Al asumir el cargo, Macron tomó una medida urgente: eliminar el impuesto a la fortuna, con el objetivo declarado de darle plata a los ricos para que estos inviertan, y así creen empleo. Reducción total del impuesto: más de 5 mil millones de euros. Puede parecer inimaginable, pero este discurso para imbéciles aun da el pego, cala en algunos sectores aburridos de no salir de perdedores, y que buscan alguna salida a las dificultades de la vida cotidiana. El desempleo aumenta, a pesar de que los ricos son más ricos.
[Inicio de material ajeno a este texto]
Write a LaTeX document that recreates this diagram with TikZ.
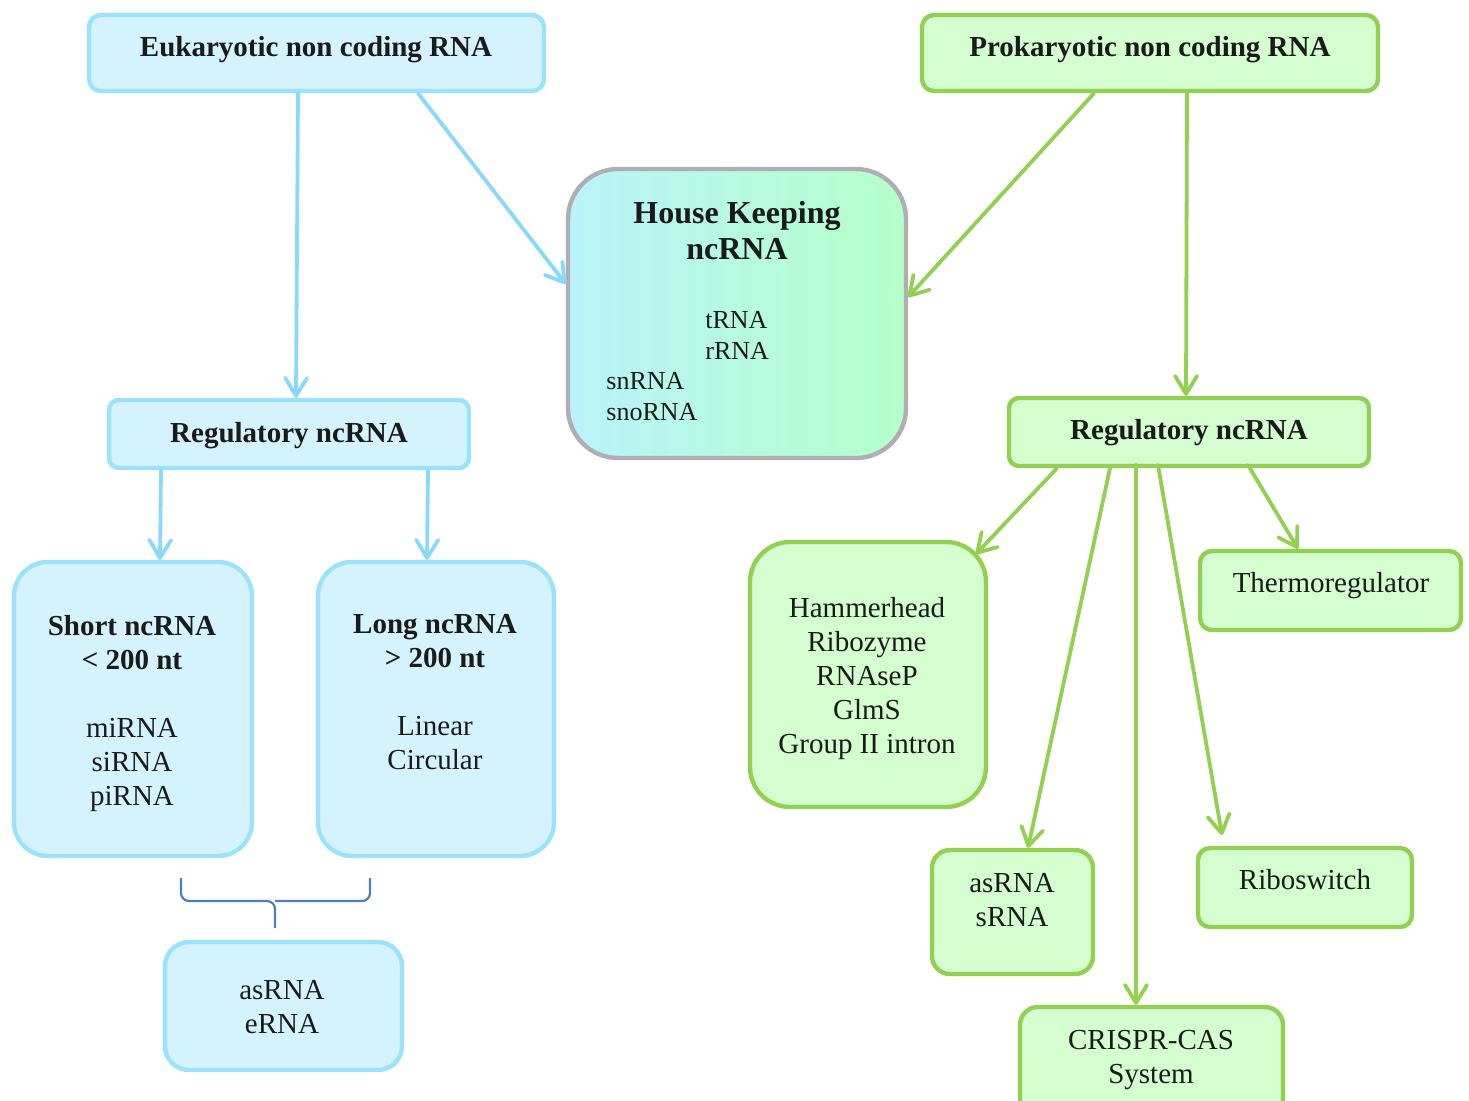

Para compensar, –hay que equilibrar los presupuestos del Estado como exige Bruselas– Macron le aumentó los impuestos a los jubilados, re-congeló las pensiones, y cometió el error excesivo: aumentó las tasas e impuestos de los carburantes. La gota que desbordó el vaso...
Pasa que el pobrerío, al que se le exige movilidad para encontrar empleo, debe utilizar un automóvil, o una moto, para ir a trabajar. O para trabajar. Y en el presupuesto doméstico del pobrerío 20 o 30 euros al mes equivalen a darle de comer a la familia durante dos o tres días. Peor aun: muchos hogares modestos tienen calefacción a “fioul”, un carburante cuyo precio no cesa de aumentar. El costo de la calefacción para una familia de 4 personas gira en torno a los 2 mil euros anuales.
Emmanuel Macron, apodado justamente “el presidente de los ricos”, no conoce esa realidad. En su distinguida arrogancia de banquero de negocios, cuando un joven diplomado de horticultura le explica que no encuentra empleo, Macron le responde: “Yo, atravieso la calle y le encuentro empleo inmediatamente”. Se refería a un empleo de lavador de vajilla en un restaurant, o a un empleo de servidor de copas en el bar de la esquina.
El desprecio por los esfuerzos de quien estudia para dotarse de un oficio calificado, fue demasiado. Vino de un señorito que, en un discurso en una estación de ferrocarriles dijo, literalmente: “En las estaciones de ferrocarril uno encuentra todo tipo de personas. Unos cuantos que han tenido éxito, y muchos que no son nada” (sic).
Esa es la genealogía del movimiento espontáneo de estos ciudadanos que para identificarse se ponen el chaleco amarillo que exige la seguridad rutera.
Y en eso estamos. El gobierno sabe que la represión no resuelve porque sería arrojarle carburante al fuego. Y es consciente de que la calle está en manos de los ciudadanos, lo que augura mal de su futuro. Una vez más Francia hace gala de sus “particularidades”. La toma de la Bastilla comenzó así.
Cuando un pequeño grupo de ciudadanos estimó que ya no daba para más.